Ce plan Vert doit « amener un trafic supplémentaire qui permettra à notre chiffre d’affaires d’augmenter ». Il assurera aussi « le maintien de nos 230 équivalents temps plein (dont quasi 100 permanents) au prix d’un énorme travail de réorganisation de l’entreprise et d’un grand plan de formation ». Il cite l’exemple de la Bretagne « qui occupe ses saisonniers de mai à la Toussaint. Ça permet des contrats plus attractifs ». Mais sous-tend aussi la question de leur logement. « Les années de transition ne vont pas être simples », reconnaît le directeur.
Sur le volet environnemental, le plan Résilience « ne consommera pas plus de ressources. Les consommations énergétiques vont diminuer grâce aux appareils plus modernes, et on va même renaturer certains endroits ». De plus, « la quasi totalité des modifications seront des remplacements. On garde notre capacité. Le DMC (Flaine) en revanche, sera forcément un nouvel appareil. »
À la fin du plan Résilience, en 2035, le hors ski devrait représenter 15 % du chiffres d’affaires contre 4 % aujourd’hui.

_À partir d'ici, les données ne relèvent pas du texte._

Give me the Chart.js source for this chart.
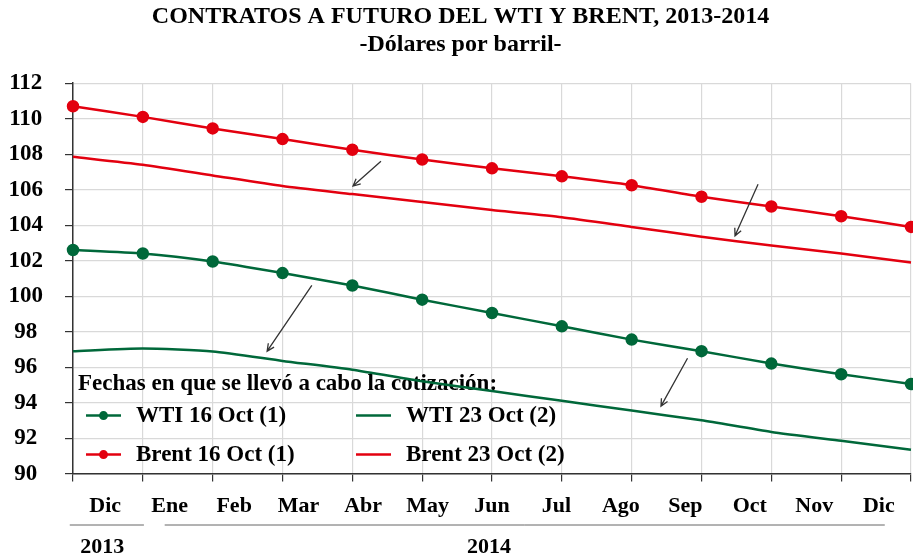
<!DOCTYPE html>
<html lang="es">
<head>
<meta charset="UTF-8">
<title>Contratos a futuro del WTI y Brent</title>
<script src="https://cdn.jsdelivr.net/npm/chart.js"></script>
<style>
  body { margin: 0; background: #fff; }
  canvas { display: block; }
</style>
</head>
<body>
<canvas id="futuros" width="913" height="558"></canvas>
<script>
// categories and series
const months = ['Dic', 'Ene', 'Feb', 'Mar', 'Abr', 'May', 'Jun', 'Jul', 'Ago', 'Sep', 'Oct', 'Nov', 'Dic'];
const years = ['2013', '2014'];
const wti16 = [102.6, 102.4, 101.95, 101.3, 100.6, 99.8, 99.05, 98.3, 97.55, 96.9, 96.2, 95.6, 95.05];
const wti23 = [96.9, 97.05, 96.88, 96.35, 95.85, 95.2, 94.65, 94.1, 93.55, 93.0, 92.35, 91.85, 91.35];
const brent16 = [110.7, 110.1, 109.45, 108.85, 108.25, 107.7, 107.2, 106.75, 106.25, 105.6, 105.05, 104.5, 103.9];
const brent23 = [107.85, 107.4, 106.8, 106.2, 105.75, 105.3, 104.85, 104.45, 103.9, 103.35, 102.85, 102.4, 101.9];
const legendTitle = 'Fechas en que se llevó a cabo la cotización:';

// small arrows from the 16 Oct curves down to the 23 Oct curves (x = month index, y = dollars)
const arrows = [
  [4.41, 107.6, 4.01, 106.2],
  [9.81, 106.3, 9.48, 103.4],
  [3.42, 100.6, 2.78, 96.9],
  [8.80, 96.5, 8.42, 93.8]
];

const GREEN = '#00683a';
const RED = '#e3000f';
const SERIF = "'Liberation Serif', 'Times New Roman', serif";

function line(label, data, color, dots) {
  return {
    label: label,
    data: data,
    borderColor: color,
    backgroundColor: color,
    borderWidth: 2.5,
    pointRadius: dots ? 5 : 0,
    pointHoverRadius: dots ? 5 : 0,
    tension: 0.2,
    clip: 8,
    xAxisID: 'x',
    yAxisID: 'y'
  };
}

// legend drawn inside the plot area, two columns
const insideLegend = {
  id: 'insideLegend',
  beforeDatasetsDraw(chart) {
    const ctx = chart.ctx;
    const area = chart.chartArea;
    ctx.save();
    ctx.font = 'bold 23px ' + SERIF;
    ctx.fillStyle = '#000';
    ctx.textBaseline = 'middle';
    ctx.textAlign = 'left';
    ctx.fillText(legendTitle, area.left + 5, area.bottom - 90);
    chart.data.datasets.forEach((ds, i) => {
      const col = i % 2, row = Math.floor(i / 2);
      const x = area.left + 13 + col * 270;
      const y = area.bottom - 58 + row * 39;
      ctx.strokeStyle = ds.borderColor;
      ctx.lineWidth = 2.5;
      ctx.beginPath();
      ctx.moveTo(x, y);
      ctx.lineTo(x + 35, y);
      ctx.stroke();
      if (ds.pointRadius > 0) {
        ctx.fillStyle = ds.backgroundColor;
        ctx.beginPath();
        ctx.arc(x + 17.5, y, 4.5, 0, Math.PI * 2);
        ctx.fill();
      }
      ctx.fillStyle = '#000';
      ctx.fillText(ds.label, x + 50, y);
    });
    ctx.restore();
  }
};

const arrowMarks = {
  id: 'arrowMarks',
  afterDatasetsDraw(chart) {
    const ctx = chart.ctx;
    const xs = chart.scales.x, ys = chart.scales.y;
    ctx.save();
    ctx.strokeStyle = '#333';
    ctx.lineWidth = 1.3;
    arrows.forEach(a => {
      const x1 = xs.getPixelForValue(a[0]), y1 = ys.getPixelForValue(a[1]);
      const x2 = xs.getPixelForValue(a[2]), y2 = ys.getPixelForValue(a[3]);
      const ang = Math.atan2(y2 - y1, x2 - x1);
      ctx.beginPath();
      ctx.moveTo(x1, y1);
      ctx.lineTo(x2, y2);
      ctx.moveTo(x2 - 8 * Math.cos(ang - 0.45), y2 - 8 * Math.sin(ang - 0.45));
      ctx.lineTo(x2, y2);
      ctx.lineTo(x2 - 8 * Math.cos(ang + 0.45), y2 - 8 * Math.sin(ang + 0.45));
      ctx.stroke();
    });
    ctx.restore();
  }
};

// year labels under the month labels
const yearRow = {
  id: 'yearRow',
  afterDraw(chart) {
    const ctx = chart.ctx;
    const sc = chart.scales.x2;
    const half = (sc.getPixelForValue(1) - sc.getPixelForValue(0)) / 2;
    const lineY = sc.bottom - 7;
    const textY = sc.bottom + 15;
    const spans = [
      [sc.getPixelForValue(0) - half * 1.1, sc.getPixelForValue(0) + half * 1.2, sc.getPixelForValue(0) - 3],
      [sc.getPixelForValue(1) - 5, sc.getPixelForValue(12) + 6, sc.getPixelForValue(6) - 3]
    ];
    ctx.save();
    ctx.strokeStyle = '#666';
    ctx.lineWidth = 1;
    ctx.font = 'bold 22px ' + SERIF;
    ctx.fillStyle = '#000';
    ctx.textAlign = 'center';
    ctx.textBaseline = 'middle';
    spans.forEach((s, i) => {
      ctx.beginPath();
      ctx.moveTo(s[0], lineY);
      ctx.lineTo(s[1], lineY);
      ctx.stroke();
      ctx.fillText(years[i], s[2], textY);
    });
    ctx.restore();
  }
};

new Chart(document.getElementById('futuros'), {
  type: 'line',
  data: {
    labels: months,
    datasets: [
      line('WTI 16 Oct (1)', wti16, GREEN, true),
      line('WTI 23 Oct (2)', wti23, GREEN, false),
      line('Brent 16 Oct (1)', brent16, RED, true),
      line('Brent 23 Oct (2)', brent23, RED, false)
    ]
  },
  options: {
    responsive: false,
    animation: false,
    layout: { autoPadding: false, padding: { left: 10, right: 2, top: 0, bottom: 26 } },
    plugins: {
      legend: { display: false },
      tooltip: { enabled: false },
      title: {
        display: true,
        text: ['CONTRATOS A FUTURO DEL WTI Y BRENT, 2013-2014', '-Dólares por barril-'],
        color: '#000',
        font: { family: SERIF, size: 24, weight: 'bold', lineHeight: 1.17 },
        padding: { top: 3, bottom: 24 }
      }
    },
    scales: {
      x: {
        type: 'category',
        offset: false,
        position: 'bottom',
        weight: 0,
        grid: { color: '#d9d9d9', tickColor: '#333', tickLength: 8, lineWidth: 1.2 },
        border: { color: '#333', width: 1.5 },
        ticks: { display: false }
      },
      x2: {
        type: 'category',
        labels: months,
        offset: true,
        position: 'bottom',
        weight: 1,
        grid: { display: false, drawTicks: false },
        border: { display: false },
        ticks: {
          color: '#000',
          autoSkip: false,
          maxRotation: 0,
          padding: 12,
          font: { family: SERIF, size: 22, weight: 'bold' }
        }
      },
      y: {
        min: 90,
        max: 112,
        afterFit: (scale) => { scale.width = 63; },
        grid: { color: '#d9d9d9', tickColor: '#333', tickLength: 8, lineWidth: 1.2 },
        border: { color: '#333', width: 1.5 },
        ticks: {
          stepSize: 2,
          color: '#000',
          padding: 22,
          crossAlign: 'center',
          font: { family: SERIF, size: 23, weight: 'bold' }
        }
      }
    }
  },
  plugins: [insideLegend, arrowMarks, yearRow]
});
</script>
</body>
</html>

Une vision qui devra être partagée par les communes, dont GMDS est délégataire. le maire de Samoëns, Jean-Charles Mogenet, s’est dit « surpris » de découvrir ce plan lors d’une réunion grand public, le 16 octobre. «On a besoin de ce genre de travaux, mais ce sont les élus qui ont la vision du territoire. Je prends ce travail comme un apport à une vision commune », a-t-il commenté.